Since a year ago, so much has changed. And yet, the most important thing - that I am right where God has placed me - has not changed at all. To be perfectly honest, my grief has not been taken away. I still hurt over what I experienced and felt a year ago - and even longer. It was real pain. And yet that is why what has happened since has meant so, so much. I can't tell you how many sentences I have written in this basement over the past year that have shattered my heart in a million pieces, and yet brought healing in their honesty. I shed tears at numerous points writing this post even now, because even in it's deep beauty-from-ashes, it pierces my soul. But this year, I do not dread turning 24. I pray that no matter the cost, the Lord would continue to do His work in my heart. That no matter what discouragement I may feel, I will remember the encouragement He has given. I want to live life to the fullest, even if right now I might not even be able fathom the fullness that might be. 

A friend asked me several years back to do a post about a day in my life. I said I would, but never got around to it... my days never look the same, and I didn't feel like I had anything worth sharing, anyway. But over this next week, I am going to invite you all to have a look at my day-to-day life.

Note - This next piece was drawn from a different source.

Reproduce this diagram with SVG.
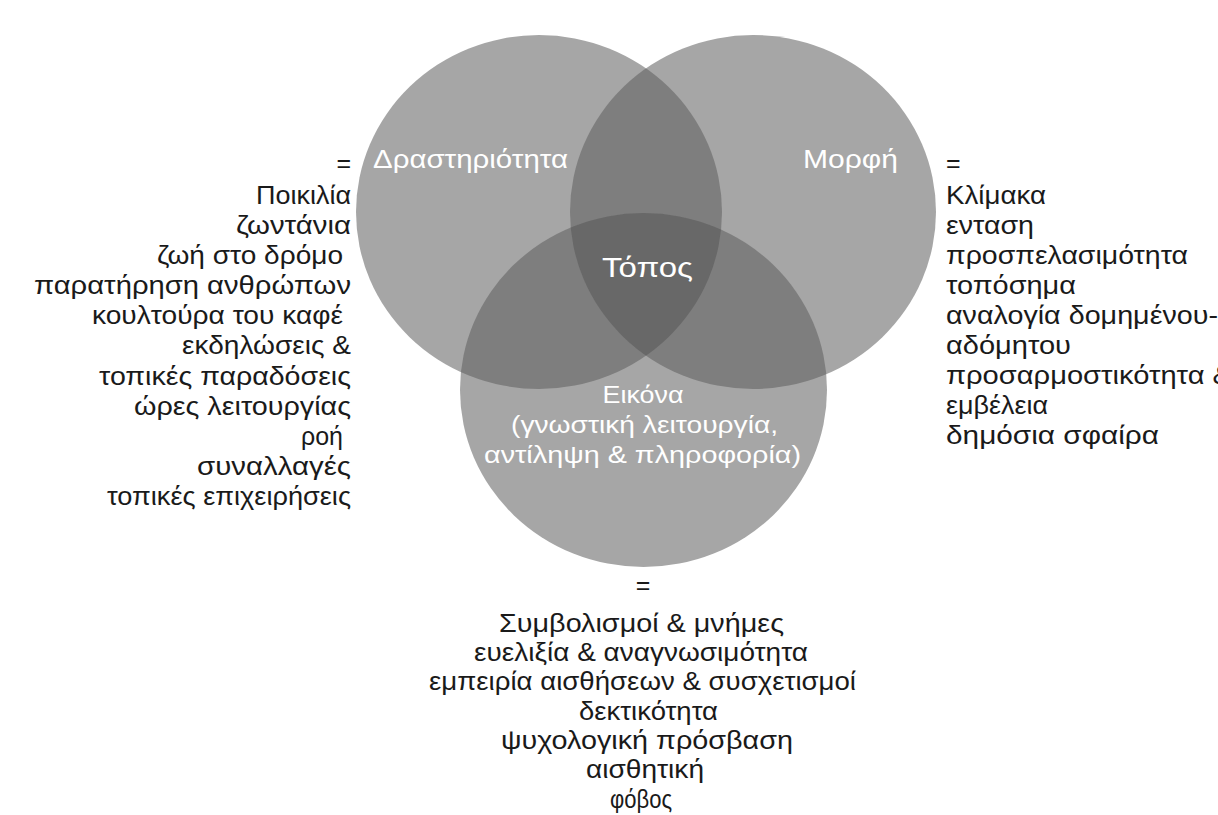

My days are never the same, but my weeks do hold much the same things, and I think it would be fun to share that with you all. I may not be doing anything hugely significant from a human stand point. I'm not irreplaceable, and, unlike last year, I realize... that's okay. But I am the one the Lord has doing these things now, and that is all that truly matters. It fills me with a deep, joyful purpose.

So as I head into my 24th year... if there is anything that I would say I want to share that I have learned in my life so far... it is to trust in the Lord and HIS plans for you. Keep your heart open to seeing the small ways He works. In your weakness, HE is strong. I know this, because a year ago, I was nothing but broken and weak... and because I could do nothing of strength myself, the Lord's might was on full display as He carried me forward.